Recorded information:
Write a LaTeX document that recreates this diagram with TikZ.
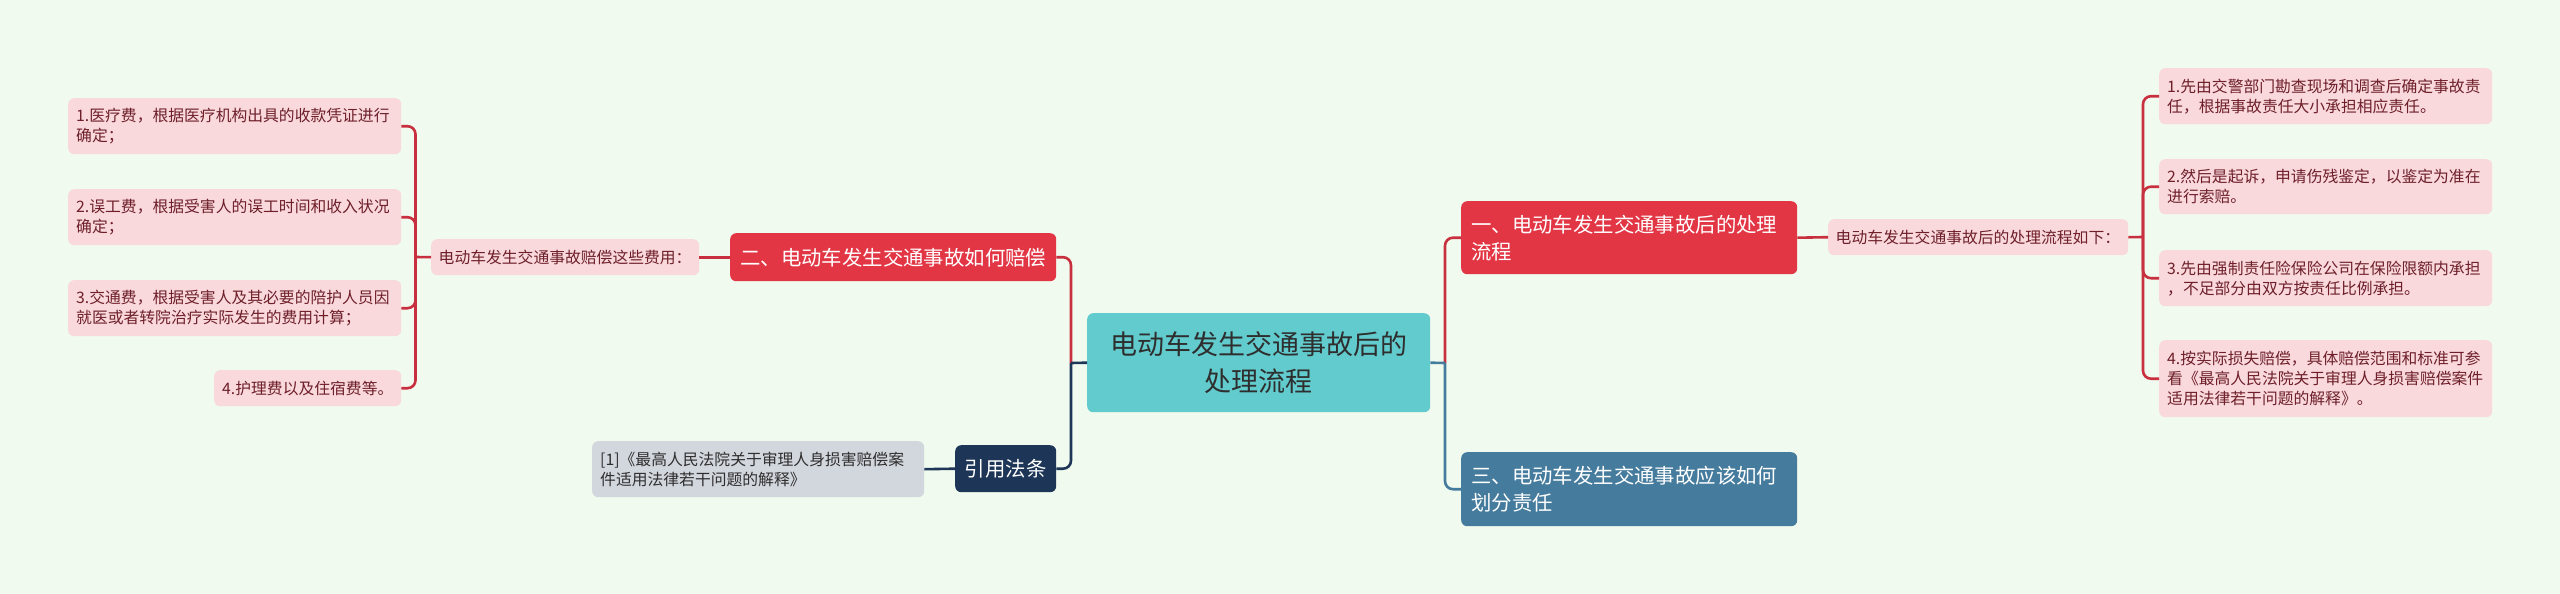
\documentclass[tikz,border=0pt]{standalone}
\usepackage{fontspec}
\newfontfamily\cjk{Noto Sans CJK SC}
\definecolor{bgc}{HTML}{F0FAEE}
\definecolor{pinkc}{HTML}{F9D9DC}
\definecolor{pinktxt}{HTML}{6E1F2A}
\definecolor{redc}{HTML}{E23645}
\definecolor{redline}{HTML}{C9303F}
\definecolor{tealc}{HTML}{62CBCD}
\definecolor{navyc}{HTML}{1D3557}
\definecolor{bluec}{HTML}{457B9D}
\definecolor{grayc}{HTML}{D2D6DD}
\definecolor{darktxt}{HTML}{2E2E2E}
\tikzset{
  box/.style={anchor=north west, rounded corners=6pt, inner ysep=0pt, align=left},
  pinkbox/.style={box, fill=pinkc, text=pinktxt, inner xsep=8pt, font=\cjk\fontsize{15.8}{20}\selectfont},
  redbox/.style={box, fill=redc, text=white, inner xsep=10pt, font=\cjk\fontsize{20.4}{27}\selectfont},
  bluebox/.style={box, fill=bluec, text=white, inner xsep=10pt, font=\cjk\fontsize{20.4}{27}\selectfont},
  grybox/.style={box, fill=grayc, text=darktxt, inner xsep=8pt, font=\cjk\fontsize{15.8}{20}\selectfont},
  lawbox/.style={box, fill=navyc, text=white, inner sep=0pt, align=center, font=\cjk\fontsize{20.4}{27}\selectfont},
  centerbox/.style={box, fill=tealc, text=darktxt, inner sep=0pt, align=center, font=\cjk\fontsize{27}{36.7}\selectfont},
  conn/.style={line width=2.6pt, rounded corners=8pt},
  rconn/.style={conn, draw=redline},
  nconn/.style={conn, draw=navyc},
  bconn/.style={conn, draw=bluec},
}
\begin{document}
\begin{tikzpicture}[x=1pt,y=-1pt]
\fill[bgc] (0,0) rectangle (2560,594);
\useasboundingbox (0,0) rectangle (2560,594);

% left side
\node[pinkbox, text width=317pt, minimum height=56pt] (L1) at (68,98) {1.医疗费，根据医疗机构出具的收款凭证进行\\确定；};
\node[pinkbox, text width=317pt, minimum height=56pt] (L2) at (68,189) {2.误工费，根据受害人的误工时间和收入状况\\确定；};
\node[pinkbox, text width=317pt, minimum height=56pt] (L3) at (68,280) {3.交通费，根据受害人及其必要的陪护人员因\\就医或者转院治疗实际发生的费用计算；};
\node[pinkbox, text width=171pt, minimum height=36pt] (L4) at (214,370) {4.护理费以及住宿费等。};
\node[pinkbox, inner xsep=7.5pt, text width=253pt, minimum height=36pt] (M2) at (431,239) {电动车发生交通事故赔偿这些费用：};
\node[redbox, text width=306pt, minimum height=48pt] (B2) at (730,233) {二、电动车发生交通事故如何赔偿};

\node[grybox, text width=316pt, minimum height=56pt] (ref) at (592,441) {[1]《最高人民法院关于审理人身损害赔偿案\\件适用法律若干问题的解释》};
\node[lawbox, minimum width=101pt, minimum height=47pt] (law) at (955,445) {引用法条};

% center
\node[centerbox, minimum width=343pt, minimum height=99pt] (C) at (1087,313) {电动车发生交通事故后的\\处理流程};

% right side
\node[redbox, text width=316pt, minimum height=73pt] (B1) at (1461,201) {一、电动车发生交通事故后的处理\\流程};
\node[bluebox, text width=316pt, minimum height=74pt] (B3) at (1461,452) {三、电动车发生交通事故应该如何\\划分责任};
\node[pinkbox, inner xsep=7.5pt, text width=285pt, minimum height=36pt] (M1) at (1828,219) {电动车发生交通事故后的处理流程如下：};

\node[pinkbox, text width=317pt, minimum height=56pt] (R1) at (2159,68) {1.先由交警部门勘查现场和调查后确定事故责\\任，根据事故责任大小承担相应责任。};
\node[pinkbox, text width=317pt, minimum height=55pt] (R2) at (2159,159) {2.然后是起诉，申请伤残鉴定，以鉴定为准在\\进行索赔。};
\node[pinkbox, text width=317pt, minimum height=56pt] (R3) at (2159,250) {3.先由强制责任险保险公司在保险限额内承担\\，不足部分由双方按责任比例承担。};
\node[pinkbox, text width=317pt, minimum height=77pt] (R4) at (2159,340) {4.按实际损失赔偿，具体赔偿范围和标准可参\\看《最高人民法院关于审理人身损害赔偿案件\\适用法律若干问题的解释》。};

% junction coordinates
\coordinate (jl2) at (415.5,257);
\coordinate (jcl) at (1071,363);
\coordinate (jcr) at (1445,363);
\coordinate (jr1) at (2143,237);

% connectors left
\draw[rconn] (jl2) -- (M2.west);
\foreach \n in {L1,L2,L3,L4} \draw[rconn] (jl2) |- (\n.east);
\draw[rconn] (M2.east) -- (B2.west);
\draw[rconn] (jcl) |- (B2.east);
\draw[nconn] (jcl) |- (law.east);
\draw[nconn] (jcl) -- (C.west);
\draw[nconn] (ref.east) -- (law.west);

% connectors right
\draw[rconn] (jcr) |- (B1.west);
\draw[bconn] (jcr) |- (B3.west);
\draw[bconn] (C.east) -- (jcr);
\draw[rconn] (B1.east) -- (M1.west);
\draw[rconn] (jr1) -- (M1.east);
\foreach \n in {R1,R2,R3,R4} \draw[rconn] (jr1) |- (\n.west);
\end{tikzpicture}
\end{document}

Problem details: Repeat the material above in full and exactly, omitting the pictures.

Result of this task:
Write a LaTeX document that recreates this diagram with TikZ.
\documentclass[tikz,border=0pt]{standalone}
\usepackage{fontspec}
\newfontfamily\cjk{Noto Sans CJK SC}
\definecolor{bgc}{HTML}{F0FAEE}
\definecolor{pinkc}{HTML}{F9D9DC}
\definecolor{pinktxt}{HTML}{6E1F2A}
\definecolor{redc}{HTML}{E23645}
\definecolor{redline}{HTML}{C9303F}
\definecolor{tealc}{HTML}{62CBCD}
\definecolor{navyc}{HTML}{1D3557}
\definecolor{bluec}{HTML}{457B9D}
\definecolor{grayc}{HTML}{D2D6DD}
\definecolor{darktxt}{HTML}{2E2E2E}
\tikzset{
  box/.style={anchor=north west, rounded corners=6pt, inner ysep=0pt, align=left},
  pinkbox/.style={box, fill=pinkc, text=pinktxt, inner xsep=8pt, font=\cjk\fontsize{15.8}{20}\selectfont},
  redbox/.style={box, fill=redc, text=white, inner xsep=10pt, font=\cjk\fontsize{20.4}{27}\selectfont},
  bluebox/.style={box, fill=bluec, text=white, inner xsep=10pt, font=\cjk\fontsize{20.4}{27}\selectfont},
  grybox/.style={box, fill=grayc, text=darktxt, inner xsep=8pt, font=\cjk\fontsize{15.8}{20}\selectfont},
  lawbox/.style={box, fill=navyc, text=white, inner sep=0pt, align=center, font=\cjk\fontsize{20.4}{27}\selectfont},
  centerbox/.style={box, fill=tealc, text=darktxt, inner sep=0pt, align=center, font=\cjk\fontsize{27}{36.7}\selectfont},
  conn/.style={line width=2.6pt, rounded corners=8pt},
  rconn/.style={conn, draw=redline},
  nconn/.style={conn, draw=navyc},
  bconn/.style={conn, draw=bluec},
}
\begin{document}
\begin{tikzpicture}[x=1pt,y=-1pt]
\fill[bgc] (0,0) rectangle (2560,594);
\useasboundingbox (0,0) rectangle (2560,594);

% left side
\node[pinkbox, text width=317pt, minimum height=56pt] (L1) at (68,98) {1.医疗费，根据医疗机构出具的收款凭证进行\\确定；};
\node[pinkbox, text width=317pt, minimum height=56pt] (L2) at (68,189) {2.误工费，根据受害人的误工时间和收入状况\\确定；};
\node[pinkbox, text width=317pt, minimum height=56pt] (L3) at (68,280) {3.交通费，根据受害人及其必要的陪护人员因\\就医或者转院治疗实际发生的费用计算；};
\node[pinkbox, text width=171pt, minimum height=36pt] (L4) at (214,370) {4.护理费以及住宿费等。};
\node[pinkbox, inner xsep=7.5pt, text width=253pt, minimum height=36pt] (M2) at (431,239) {电动车发生交通事故赔偿这些费用：};
\node[redbox, text width=306pt, minimum height=48pt] (B2) at (730,233) {二、电动车发生交通事故如何赔偿};

\node[grybox, text width=316pt, minimum height=56pt] (ref) at (592,441) {[1]《最高人民法院关于审理人身损害赔偿案\\件适用法律若干问题的解释》};
\node[lawbox, minimum width=101pt, minimum height=47pt] (law) at (955,445) {引用法条};

% center
\node[centerbox, minimum width=343pt, minimum height=99pt] (C) at (1087,313) {电动车发生交通事故后的\\处理流程};

% right side
\node[redbox, text width=316pt, minimum height=73pt] (B1) at (1461,201) {一、电动车发生交通事故后的处理\\流程};
\node[bluebox, text width=316pt, minimum height=74pt] (B3) at (1461,452) {三、电动车发生交通事故应该如何\\划分责任};
\node[pinkbox, inner xsep=7.5pt, text width=285pt, minimum height=36pt] (M1) at (1828,219) {电动车发生交通事故后的处理流程如下：};

\node[pinkbox, text width=317pt, minimum height=56pt] (R1) at (2159,68) {1.先由交警部门勘查现场和调查后确定事故责\\任，根据事故责任大小承担相应责任。};
\node[pinkbox, text width=317pt, minimum height=55pt] (R2) at (2159,159) {2.然后是起诉，申请伤残鉴定，以鉴定为准在\\进行索赔。};
\node[pinkbox, text width=317pt, minimum height=56pt] (R3) at (2159,250) {3.先由强制责任险保险公司在保险限额内承担\\，不足部分由双方按责任比例承担。};
\node[pinkbox, text width=317pt, minimum height=77pt] (R4) at (2159,340) {4.按实际损失赔偿，具体赔偿范围和标准可参\\看《最高人民法院关于审理人身损害赔偿案件\\适用法律若干问题的解释》。};

% junction coordinates
\coordinate (jl2) at (415.5,257);
\coordinate (jcl) at (1071,363);
\coordinate (jcr) at (1445,363);
\coordinate (jr1) at (2143,237);

% connectors left
\draw[rconn] (jl2) -- (M2.west);
\foreach \n in {L1,L2,L3,L4} \draw[rconn] (jl2) |- (\n.east);
\draw[rconn] (M2.east) -- (B2.west);
\draw[rconn] (jcl) |- (B2.east);
\draw[nconn] (jcl) |- (law.east);
\draw[nconn] (jcl) -- (C.west);
\draw[nconn] (ref.east) -- (law.west);

% connectors right
\draw[rconn] (jcr) |- (B1.west);
\draw[bconn] (jcr) |- (B3.west);
\draw[bconn] (C.east) -- (jcr);
\draw[rconn] (B1.east) -- (M1.west);
\draw[rconn] (jr1) -- (M1.east);
\foreach \n in {R1,R2,R3,R4} \draw[rconn] (jr1) |- (\n.west);
\end{tikzpicture}
\end{document}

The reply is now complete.